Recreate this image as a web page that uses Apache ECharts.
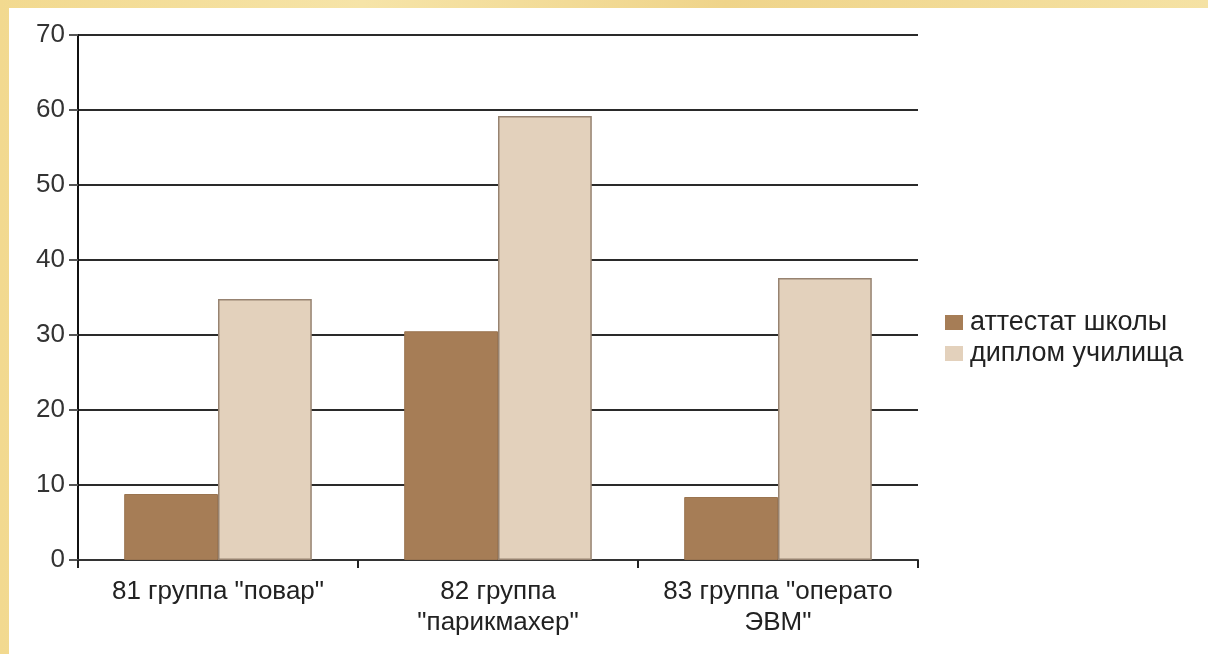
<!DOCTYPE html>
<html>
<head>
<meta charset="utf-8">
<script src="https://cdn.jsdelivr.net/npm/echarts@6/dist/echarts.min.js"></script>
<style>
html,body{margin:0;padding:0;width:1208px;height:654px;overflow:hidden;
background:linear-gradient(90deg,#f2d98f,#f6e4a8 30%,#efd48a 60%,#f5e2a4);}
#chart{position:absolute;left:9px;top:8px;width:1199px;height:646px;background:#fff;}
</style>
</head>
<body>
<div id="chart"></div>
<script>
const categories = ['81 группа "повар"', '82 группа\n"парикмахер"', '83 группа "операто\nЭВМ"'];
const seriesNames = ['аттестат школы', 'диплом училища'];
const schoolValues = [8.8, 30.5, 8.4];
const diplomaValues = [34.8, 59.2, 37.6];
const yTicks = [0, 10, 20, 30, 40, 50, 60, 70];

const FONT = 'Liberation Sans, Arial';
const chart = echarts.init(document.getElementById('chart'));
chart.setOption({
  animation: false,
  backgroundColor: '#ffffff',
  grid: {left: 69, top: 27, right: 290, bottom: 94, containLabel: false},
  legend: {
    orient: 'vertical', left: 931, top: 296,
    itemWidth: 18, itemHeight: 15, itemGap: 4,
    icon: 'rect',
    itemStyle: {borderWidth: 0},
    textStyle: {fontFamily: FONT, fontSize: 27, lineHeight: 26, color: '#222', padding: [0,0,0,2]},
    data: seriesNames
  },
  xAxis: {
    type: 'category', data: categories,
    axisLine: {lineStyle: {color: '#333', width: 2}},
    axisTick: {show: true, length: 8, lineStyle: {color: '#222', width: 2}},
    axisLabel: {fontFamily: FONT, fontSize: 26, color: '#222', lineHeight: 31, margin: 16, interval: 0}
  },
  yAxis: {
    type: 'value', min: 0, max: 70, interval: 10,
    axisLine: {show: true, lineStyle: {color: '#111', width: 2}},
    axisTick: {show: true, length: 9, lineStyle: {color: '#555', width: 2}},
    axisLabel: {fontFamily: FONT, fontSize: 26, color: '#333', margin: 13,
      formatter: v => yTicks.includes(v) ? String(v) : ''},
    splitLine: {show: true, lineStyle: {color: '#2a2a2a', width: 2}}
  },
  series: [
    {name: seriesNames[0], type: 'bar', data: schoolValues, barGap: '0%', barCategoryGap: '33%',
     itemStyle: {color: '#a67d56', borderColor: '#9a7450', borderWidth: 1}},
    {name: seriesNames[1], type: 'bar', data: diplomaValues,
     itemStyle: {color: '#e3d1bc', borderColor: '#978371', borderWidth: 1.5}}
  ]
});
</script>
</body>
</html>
* * *
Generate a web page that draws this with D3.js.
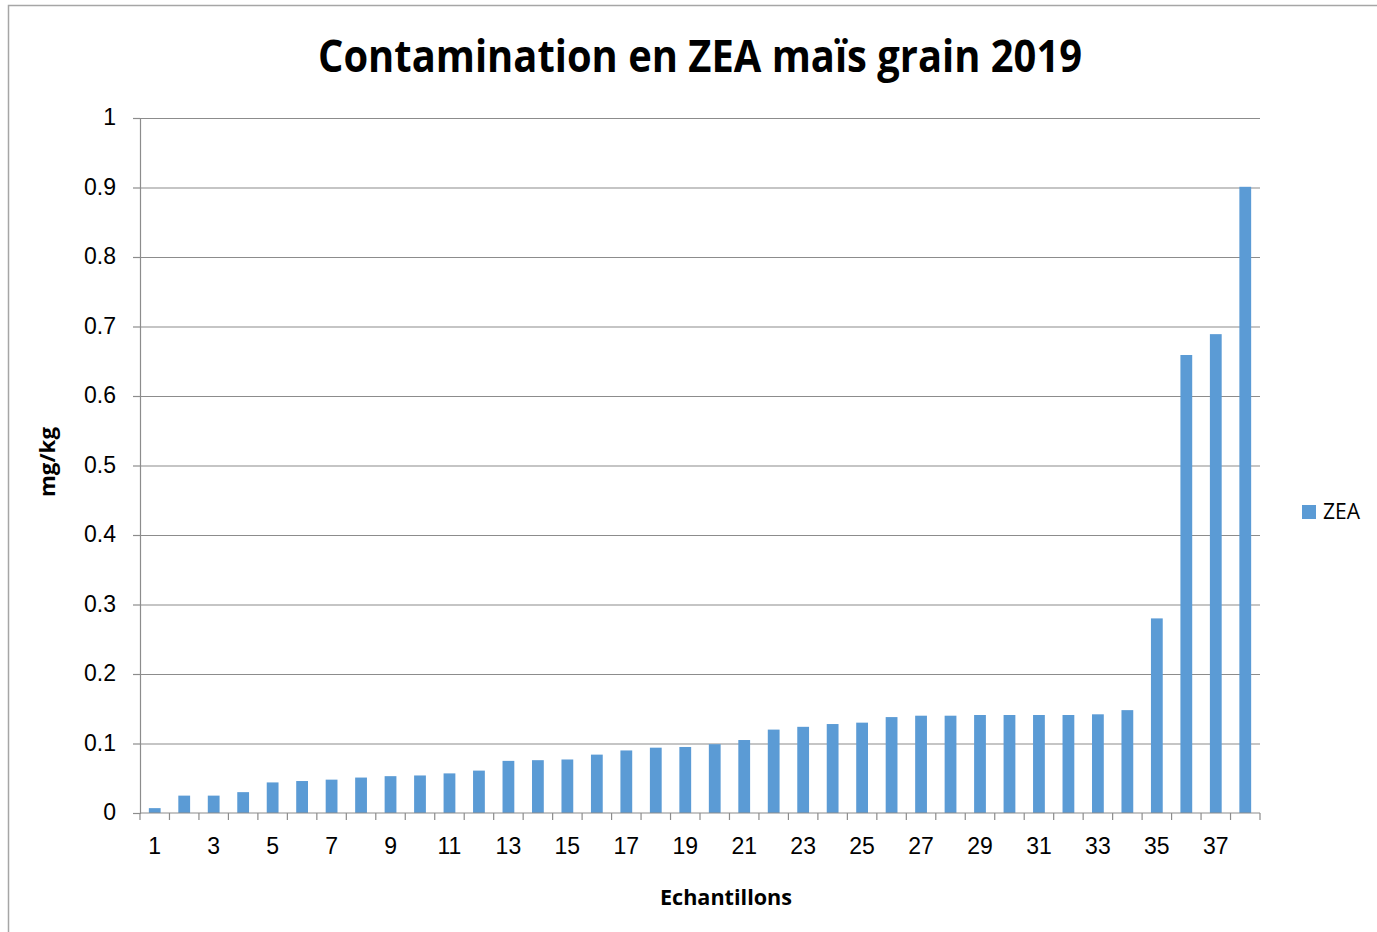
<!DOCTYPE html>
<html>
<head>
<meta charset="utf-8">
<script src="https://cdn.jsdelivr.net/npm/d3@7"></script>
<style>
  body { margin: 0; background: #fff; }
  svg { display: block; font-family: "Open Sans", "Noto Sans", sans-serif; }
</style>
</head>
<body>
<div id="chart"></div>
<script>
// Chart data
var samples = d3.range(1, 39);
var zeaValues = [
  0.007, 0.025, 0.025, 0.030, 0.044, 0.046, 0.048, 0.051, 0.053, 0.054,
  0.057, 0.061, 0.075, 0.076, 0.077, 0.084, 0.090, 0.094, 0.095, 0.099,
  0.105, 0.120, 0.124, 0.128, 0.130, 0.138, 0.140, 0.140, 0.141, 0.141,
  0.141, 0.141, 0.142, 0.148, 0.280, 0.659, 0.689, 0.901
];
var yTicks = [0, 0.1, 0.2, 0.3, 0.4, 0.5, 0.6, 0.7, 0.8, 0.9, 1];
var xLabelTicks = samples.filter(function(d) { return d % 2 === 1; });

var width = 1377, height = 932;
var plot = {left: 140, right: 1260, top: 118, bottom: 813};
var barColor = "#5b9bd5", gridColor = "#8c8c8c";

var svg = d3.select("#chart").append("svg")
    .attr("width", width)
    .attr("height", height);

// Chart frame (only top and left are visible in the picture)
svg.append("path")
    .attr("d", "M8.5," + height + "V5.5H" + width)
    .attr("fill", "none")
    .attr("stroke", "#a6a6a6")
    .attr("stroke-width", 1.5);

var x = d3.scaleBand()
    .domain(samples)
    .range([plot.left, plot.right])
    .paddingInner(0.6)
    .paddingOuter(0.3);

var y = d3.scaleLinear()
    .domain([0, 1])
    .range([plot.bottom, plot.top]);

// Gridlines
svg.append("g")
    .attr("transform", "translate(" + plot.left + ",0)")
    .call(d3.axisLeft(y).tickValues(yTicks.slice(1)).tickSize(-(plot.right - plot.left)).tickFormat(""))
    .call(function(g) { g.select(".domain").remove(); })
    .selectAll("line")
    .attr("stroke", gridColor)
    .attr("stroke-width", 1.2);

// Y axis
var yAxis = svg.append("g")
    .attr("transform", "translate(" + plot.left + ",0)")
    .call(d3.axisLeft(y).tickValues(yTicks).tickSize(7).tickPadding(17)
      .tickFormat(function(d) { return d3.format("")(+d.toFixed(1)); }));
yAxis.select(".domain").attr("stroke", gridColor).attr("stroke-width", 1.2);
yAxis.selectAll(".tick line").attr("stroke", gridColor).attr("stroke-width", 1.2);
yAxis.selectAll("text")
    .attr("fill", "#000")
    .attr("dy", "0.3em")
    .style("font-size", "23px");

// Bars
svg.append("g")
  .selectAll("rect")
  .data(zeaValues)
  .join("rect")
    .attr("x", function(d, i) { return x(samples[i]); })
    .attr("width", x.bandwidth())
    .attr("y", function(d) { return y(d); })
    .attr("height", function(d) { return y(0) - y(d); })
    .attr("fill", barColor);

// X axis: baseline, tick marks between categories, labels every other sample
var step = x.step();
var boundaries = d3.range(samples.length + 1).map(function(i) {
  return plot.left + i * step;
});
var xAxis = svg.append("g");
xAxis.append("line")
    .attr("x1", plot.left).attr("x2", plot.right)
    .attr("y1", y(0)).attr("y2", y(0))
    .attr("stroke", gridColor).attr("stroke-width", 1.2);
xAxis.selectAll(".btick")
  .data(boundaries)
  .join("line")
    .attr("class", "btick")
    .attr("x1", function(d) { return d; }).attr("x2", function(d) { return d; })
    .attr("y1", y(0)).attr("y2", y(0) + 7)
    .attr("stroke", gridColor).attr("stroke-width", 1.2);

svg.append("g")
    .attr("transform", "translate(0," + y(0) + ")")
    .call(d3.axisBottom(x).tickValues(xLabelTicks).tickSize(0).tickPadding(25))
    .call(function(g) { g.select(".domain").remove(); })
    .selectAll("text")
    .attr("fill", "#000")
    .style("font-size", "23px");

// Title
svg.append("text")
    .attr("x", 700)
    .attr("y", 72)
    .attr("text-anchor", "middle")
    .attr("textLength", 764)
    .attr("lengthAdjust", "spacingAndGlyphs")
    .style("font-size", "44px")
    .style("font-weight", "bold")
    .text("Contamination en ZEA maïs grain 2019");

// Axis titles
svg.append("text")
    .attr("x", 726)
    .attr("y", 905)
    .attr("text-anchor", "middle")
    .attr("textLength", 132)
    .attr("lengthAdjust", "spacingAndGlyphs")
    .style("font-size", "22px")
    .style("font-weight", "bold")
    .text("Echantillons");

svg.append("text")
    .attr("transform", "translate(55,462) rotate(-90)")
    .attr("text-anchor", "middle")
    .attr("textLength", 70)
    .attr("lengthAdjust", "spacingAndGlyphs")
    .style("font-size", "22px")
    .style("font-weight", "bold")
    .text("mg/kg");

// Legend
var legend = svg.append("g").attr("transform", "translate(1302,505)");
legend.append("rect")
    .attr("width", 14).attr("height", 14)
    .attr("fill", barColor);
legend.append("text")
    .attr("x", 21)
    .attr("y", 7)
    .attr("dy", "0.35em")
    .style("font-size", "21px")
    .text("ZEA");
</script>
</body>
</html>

◆ Your goal: Identify every line where the string "this" appears.

◆ Solution to the exercise:
Recreate this image as a web page that uses Apache ECharts.
Generate a web page that draws this with D3.js.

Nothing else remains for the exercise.